Pour ma part, je trouve qu’elle apporte cette petite touche supplémentaire qui permet de nuancer la vision de Katniss. Car Lucy Gray n’est pas ouvertement contre le Capitole. Au lieu de cela, elle embrasse sa condition et arrive à en jouer, nous montrant qu’elle est prête à tout pour survivre.D’ailleurs, en parlant de nature humaine, y a-t-il une seule vérité, qu’elle soit bonne ou mauvaise ? Ou, au contraire, est-elle bien plus nuancée, voire terrible selon les circonstances ? Ici, l’auteure s’appuie sur le philosophe Thomas Hobbes en nous démontrant que l’homme est un être pas du tout fiable lorsqu’il est au pied du mur, révélant alors toute l’étendue de la noirceur de son âme.Un parti pris indéniablement intéressant à débattre et à étudier, mais quand cela prend une telle ampleur au point d’écarter certains points restés sans réponse, il devient difficile d’apprécier pleinement l’œuvre.
Car choisir de suivre le jeune Snow à travers ses actes et ses pensées donne un goût de déjà-vu avec Katniss, comme si tout était un prétexte pour mettre en place les différentes étapes qui le mèneront au poste suprême.
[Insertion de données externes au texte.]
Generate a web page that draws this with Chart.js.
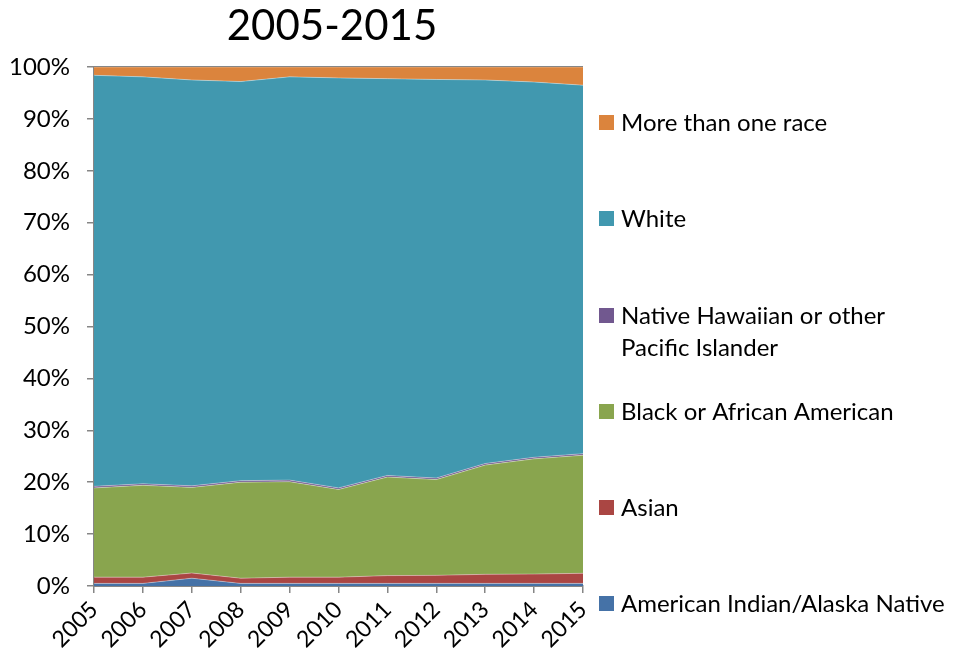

Malheureusement, il est impossible de citer toutes les interrogations qui, à mon grand désarroi, ne trouvent pas de réponse officielle.Du coup, c’est à nous autres lecteurs d’utiliser notre imagination pour y apporter nos propres réponses.
Pour conclure, malgré ces quelques petites failles, je trouve que ce préquel à la trilogie est un très bon livre, destiné tout particulièrement aux fans de l’univers, qui le dévoreront quelle que soit sa forme.